En fait, ce qui va faire la différence dans un cours de Pilates (comme dans tout cours, d’une manière générale), c’est le professeur ! J’ai eu donc la chance de pratiquer avec Nadia, une professeure ayant elle-même pratiqué le yoga et dont l’approche favorisait la concentration et le lâcher-prise.
D’autres professeurs de Pilates issus d’univers sportifs différents vont parfois plus privilégier le côté musculaire et le travail en force.
Ainsi, dans mes cours de Hatha yoga, j’ai mon « côté Pilates » où je fais attention au placement, aux détails de la posture, en essayant de ne pas le faire au détriment de l’écoute intérieure de chacun. Et en Pilates,  j’ai mon « côté yoga » où j’invite mes élèves à cette écoute intérieure qu’ils n’ont pas toujours.
(je reconnais immédiatement un élève qui a pratiqué le yoga à justement cette faculté de pouvoir fermer les yeux sans crainte, de s’abandonner à soi-même, de se laisser porter par la voix de l’enseignant).

Mais qu’en est-il de la respiration , me direz-vous ?

Oui, je reconnais que je me suis sentie mal à l’aise (et presque coupable !) à mes débuts d’apprentissage, puisque pendant des années, on m’a appris à expirer par le nez et qu’en Pilates, on expire par la bouche. Après la lecture de Respiration, le  livre de Blandine Calais Germain qui détaille les avantages des deux méthodes, je me sens beaucoup plus sereine par rapport à cette question. Après tout, quand on nage, on expire bien par la bouche, même les Yogi !
En fait, il y a certaines situations où je préfère pratiquer l’expiration par la bouche, et d’autres, par le nez. Avec les années, je me suis aperçue que je pratiquais de plus en plus une expiration qui s’apparente à une sorte de Bhramari muet, avec un resserrement au niveau de la gorge (Jalandhara Bandha).

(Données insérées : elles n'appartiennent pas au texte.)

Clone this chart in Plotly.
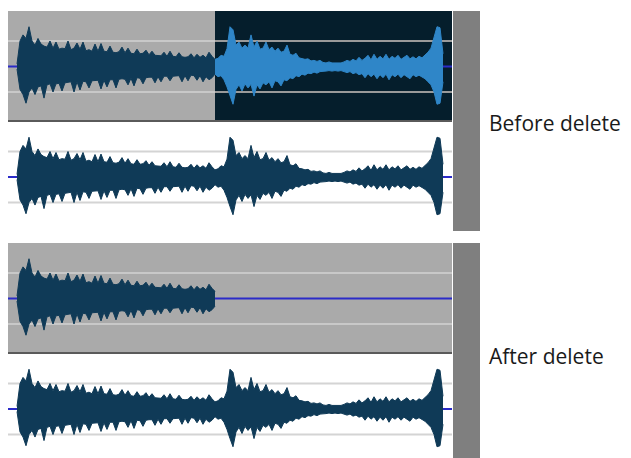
import plotly.graph_objects as go

# ---------------- data ----------------
track_length = 14.8        # seconds shown in each track
selection_start = 6.9      # start of the selected (later deleted) region, s
first_sample = 0.3         # first envelope sample, s
sample_step = 0.1          # envelope sample spacing, s

# positive peak envelope
upper = [0.05, 0.5, 0.62, 0.55, 0.78, 0.5, 0.42, 0.55, 0.44, 0.4,
         0.38, 0.5, 0.36, 0.48, 0.34, 0.36, 0.35, 0.5, 0.33, 0.36,
         0.46, 0.34, 0.48, 0.31, 0.33, 0.3, 0.44, 0.3, 0.45, 0.3,
         0.29, 0.4, 0.28, 0.27, 0.29, 0.38, 0.27, 0.36, 0.26, 0.25,
         0.34, 0.25, 0.26, 0.32, 0.23, 0.3, 0.22, 0.22, 0.21, 0.28,
         0.2, 0.3, 0.2, 0.19, 0.27, 0.19, 0.18, 0.19, 0.25, 0.17,
         0.24, 0.18, 0.22, 0.17, 0.28, 0.2, 0.14, 0.16, 0.22, 0.2,
         0.35, 0.78, 0.72, 0.42, 0.48, 0.36, 0.42, 0.36, 0.62, 0.38,
         0.5, 0.34, 0.36, 0.48, 0.33, 0.38, 0.3, 0.36, 0.28, 0.3,
         0.42, 0.24, 0.22, 0.26, 0.17, 0.16, 0.14, 0.15, 0.11, 0.12,
         0.1, 0.12, 0.08, 0.07, 0.09, 0.07, 0.07, 0.08, 0.07, 0.09,
         0.12, 0.1, 0.14, 0.11, 0.18, 0.12, 0.16, 0.22, 0.13, 0.24,
         0.14, 0.2, 0.15, 0.24, 0.14, 0.2, 0.16, 0.22, 0.14, 0.18,
         0.22, 0.15, 0.19, 0.15, 0.2, 0.17, 0.22, 0.28, 0.36, 0.55,
         0.78, 0.76, 0.25]

# negative peak envelope, as magnitudes
lower = [0.05, 0.45, 0.55, 0.72, 0.5, 0.42, 0.55, 0.4, 0.38, 0.62,
         0.36, 0.34, 0.5, 0.34, 0.33, 0.48, 0.32, 0.31, 0.3, 0.5,
         0.3, 0.46, 0.29, 0.3, 0.42, 0.28, 0.28, 0.27, 0.44, 0.27,
         0.4, 0.26, 0.26, 0.42, 0.25, 0.24, 0.25, 0.36, 0.23, 0.38,
         0.22, 0.23, 0.34, 0.22, 0.21, 0.21, 0.32, 0.2, 0.3, 0.19,
         0.19, 0.28, 0.19, 0.18, 0.18, 0.3, 0.18, 0.28, 0.17, 0.18,
         0.27, 0.18, 0.3, 0.2, 0.26, 0.22, 0.15, 0.2, 0.18, 0.26,
         0.4, 0.58, 0.74, 0.45, 0.36, 0.48, 0.34, 0.42, 0.35, 0.58,
         0.36, 0.44, 0.32, 0.36, 0.3, 0.42, 0.28, 0.3, 0.38, 0.26,
         0.28, 0.22, 0.24, 0.18, 0.2, 0.15, 0.17, 0.13, 0.14, 0.11,
         0.13, 0.1, 0.1, 0.09, 0.08, 0.09, 0.08, 0.09, 0.08, 0.1,
         0.12, 0.1, 0.14, 0.12, 0.16, 0.14, 0.22, 0.14, 0.2, 0.15,
         0.24, 0.16, 0.22, 0.15, 0.26, 0.16, 0.2, 0.15, 0.22, 0.16,
         0.2, 0.24, 0.16, 0.2, 0.17, 0.2, 0.24, 0.3, 0.36, 0.5,
         0.74, 0.72, 0.3]

panel_labels = ["Before delete", "After delete"]
grid_levels = [-0.5, 0.5]

times = [round(first_sample + sample_step * i, 3) for i in range(len(upper))]

# ---------------- styling ----------------
# the page body has an 8px margin, so the figure starts at (8, 8)
OFF = 8
W, H = 623, 450
GREY_BG = "#aaaaaa"
DARK_BG = "#051e2c"
WHITE_BG = "#ffffff"
WAVE = "#0f3a57"
WAVE_SEL = "#2f86c8"
CENTER = "#2b2bc8"
BAR = "#7f7f7f"
SEP = "#5a5a5a"


def px_x(p):
    return (p - OFF) / W


def px_y(p):
    return 1 - (p - OFF) / H


# track pixel boxes (page pixels): top, bottom, centre
x_left, x_right = 8, 452
tracks = [
    dict(top=11, bottom=122, centre=66.5),    # before, track 1
    dict(top=123, bottom=231, centre=177),    # before, track 2
    dict(top=243, bottom=354, centre=298.5),  # after, track 1
    dict(top=355, bottom=458, centre=409),    # after, track 2
]
unit_px = 51.0  # pixels per amplitude unit

fig = go.Figure()
layout = dict(width=W, height=H, autosize=False,
              margin=dict(l=0, r=0, t=0, b=0, pad=0),
              paper_bgcolor="white", plot_bgcolor="rgba(0,0,0,0)",
              showlegend=False, shapes=[], annotations=[])

for k, tr in enumerate(tracks, start=1):
    ax = "" if k == 1 else str(k)
    top_val = (tr["centre"] - tr["top"]) / unit_px
    bot_val = -(tr["bottom"] - tr["centre"]) / unit_px
    layout[f"xaxis{ax}"] = dict(domain=[px_x(x_left), px_x(x_right)],
                                range=[0, track_length], visible=False,
                                fixedrange=True, anchor=f"y{ax}")
    layout[f"yaxis{ax}"] = dict(domain=[max(0, px_y(tr["bottom"])), px_y(tr["top"])],
                                range=[bot_val, top_val], visible=False,
                                fixedrange=True, anchor=f"x{ax}")


def rect(k, x0, x1, color):
    ax = "" if k == 1 else str(k)
    layout["shapes"].append(dict(type="rect", xref=f"x{ax}", yref=f"y{ax} domain",
                                 x0=x0, x1=x1, y0=0, y1=1, fillcolor=color,
                                 line=dict(width=0), layer="below"))


def hline(k, x0, x1, yv, color, width=2):
    ax = "" if k == 1 else str(k)
    layout["shapes"].append(dict(type="line", xref=f"x{ax}", yref=f"y{ax}",
                                 x0=x0, x1=x1, y0=yv, y1=yv,
                                 line=dict(color=color, width=width), layer="below"))


def wave(k, idx, color):
    ax = "" if k == 1 else str(k)
    xs = [times[i] for i in idx]
    up = [upper[i] for i in idx]
    lo = [-lower[i] for i in idx]
    fig.add_trace(go.Scatter(x=xs, y=up, mode="lines", xaxis=f"x{ax}", yaxis=f"y{ax}",
                             line=dict(color=color, width=1),
                             hoverinfo="skip"))
    fig.add_trace(go.Scatter(x=xs, y=lo, mode="lines", xaxis=f"x{ax}", yaxis=f"y{ax}",
                             line=dict(color=color, width=1),
                             fill="tonexty", fillcolor=color, hoverinfo="skip"))


all_idx = list(range(len(times)))
pre_idx = [i for i in all_idx if times[i] <= selection_start + 1e-9]
sel_idx = [i for i in all_idx if times[i] >= selection_start - 1e-9]

# backgrounds
rect(1, 0, selection_start, GREY_BG)
rect(1, selection_start, track_length, DARK_BG)
rect(2, 0, track_length, WHITE_BG)
rect(3, 0, track_length, GREY_BG)
rect(4, 0, track_length, WHITE_BG)

# grid lines
for g in grid_levels:
    hline(1, 0, selection_start, g, "#c8c8c8")
    hline(1, selection_start, track_length, g, "#9a9a9a")
    hline(2, 0, track_length, g, "#d4d4d4")
    hline(3, 0, track_length, g, "#c8c8c8")
    hline(4, 0, track_length, g, "#d4d4d4")

# centre lines
for k in range(1, 5):
    hline(k, 0, track_length, 0, CENTER, 2)

# track separators (bottom edge of first track in each panel)
for k in (1, 3):
    ax = "" if k == 1 else str(k)
    layout["shapes"].append(dict(type="line", xref=f"x{ax}", yref=f"y{ax} domain",
                                 x0=0, x1=track_length, y0=0.008, y1=0.008,
                                 line=dict(color=SEP, width=2), layer="above"))

# grey bars on the right
for top, bottom in ((11, 231), (243, 458)):
    layout["shapes"].append(dict(type="rect", xref="paper", yref="paper",
                                 x0=px_x(453), x1=px_x(480),
                                 y0=max(0, px_y(bottom)), y1=px_y(top),
                                 fillcolor=BAR, line=dict(width=0), layer="below"))

# waveforms
wave(1, pre_idx, WAVE)
wave(1, sel_idx, WAVE_SEL)
wave(2, all_idx, WAVE)
wave(3, pre_idx, WAVE)
wave(4, all_idx, WAVE)

# labels
for label, ypx in zip(panel_labels, (123, 356)):
    layout["annotations"].append(dict(text=label, xref="paper", yref="paper",
                                      x=px_x(487), y=px_y(ypx), xanchor="left",
                                      yanchor="middle", showarrow=False,
                                      font=dict(family="Open Sans", size=21,
                                                color="#1a1a1a")))

fig.update_layout(**layout)
fig.write_html("out.html", config={"displayModeBar": False})
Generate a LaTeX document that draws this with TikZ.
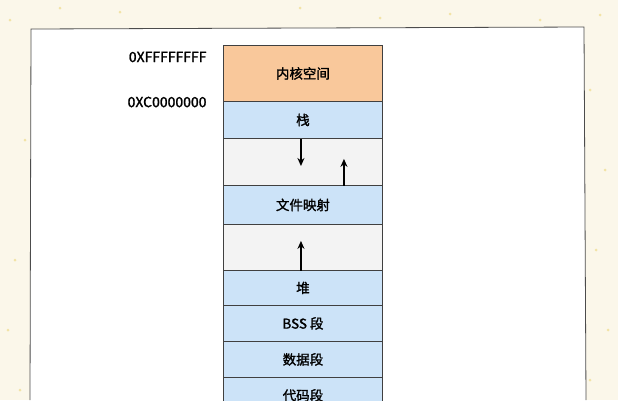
\documentclass[tikz,border=0pt]{standalone}
\usepackage{fontspec}
\setmainfont[AutoFakeBold=1.5]{Noto Sans CJK SC}
\usetikzlibrary{arrows.meta}
\definecolor{bgc}{HTML}{FBF7EA}
\definecolor{orangec}{HTML}{F9C89B}
\definecolor{bluec}{HTML}{CCE3F8}
\definecolor{grayc}{HTML}{F3F3F3}
\definecolor{dotc}{HTML}{F2E3A6}
\tikzset{
  seg/.style={draw=black!75, line width=0.9pt, minimum width=159pt, anchor=north west, inner sep=0pt, font=\bfseries\fontsize{13.5}{15}\selectfont},
  addr/.style={font=\bfseries\fontsize{14}{16}\selectfont, anchor=east},
  growarrow/.style={-{Stealth[length=8pt,width=7pt]}, line width=1.4pt}
}
\begin{document}
\begin{tikzpicture}[x=1pt,y=-1pt]
\useasboundingbox (0,0) rectangle (618,400);
\fill[bgc] (0,0) rectangle (618,400);
\foreach \x/\y in {10/20,25/140,15/260,8/330,20/390,600/15,590/90,605/170,596/250,608/330,590/380,120/12,300/8,450/14,540/20,60/8,380/18}
  \fill[dotc] (\x,\y) circle (1.5);
\fill[white] (31,29) -- (584,27) -- (586,400) -- (30,400) -- cycle;
\draw[black!70, line width=0.8pt] (30,400) -- (31,29) -- (584,27) -- (586,400);
\node[seg, fill=orangec, minimum height=56pt] (k) at (223,45) {内核空间};
\node[seg, fill=bluec, minimum height=37pt] (s) at (223,101) {栈};
\node[seg, fill=grayc, minimum height=47pt] (g1) at (223,138) {};
\node[seg, fill=bluec, minimum height=39pt] (m) at (223,185) {文件映射};
\node[seg, fill=grayc, minimum height=46pt] (g2) at (223,224) {};
\node[seg, fill=bluec, minimum height=35pt] (h) at (223,270) {堆};
\node[seg, fill=bluec, minimum height=36pt] (b) at (223,305) {BSS 段};
\node[seg, fill=bluec, minimum height=36pt] (d) at (223,341) {数据段};
\node[seg, fill=bluec, minimum height=36pt] (c) at (223,377) {代码段};
\draw[growarrow] ([xshift=-2pt,yshift=-1pt]g1.north) -- ([xshift=-2pt,yshift=-28pt]g1.north);
\draw[growarrow] ([xshift=41pt,yshift=0pt]g1.south) -- ([xshift=41pt,yshift=27pt]g1.south);
\draw[growarrow] ([xshift=-2pt,yshift=0pt]g2.south) -- ([xshift=-2pt,yshift=30pt]g2.south);
\node[addr] (a1) at (210,57) {0XFFFFFFFF};
\node[addr] (a2) at (210,102) {0XC0000000};
\end{tikzpicture}
\end{document}
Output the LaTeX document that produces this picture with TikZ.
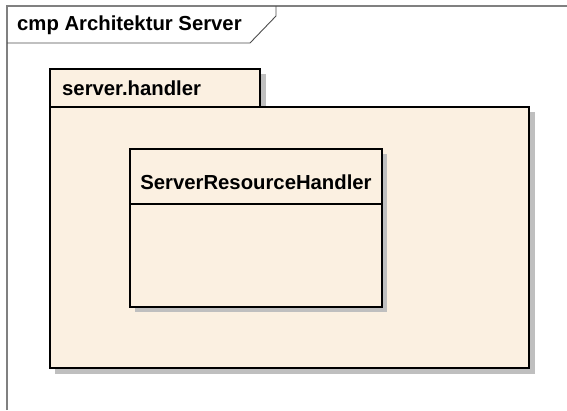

Au final, je me sens très à l’aise maintenant dans les deux disciplines. Je le vis comme un enrichissement perpétuel. Et puis, j’ai trop connu en musique, ces musiciens sectaires qui ne juraient que par le classique, les autres par le jazz ou le rock. Quand je lisais la biographie des artistes de tous horizons que j’aimais, je me suis aperçue, qu’à de rares exceptions près, ils pratiquaient tous cette ouverture d’esprit, ou plutôt devrais-je dire « d’oreille » aux autres cultures.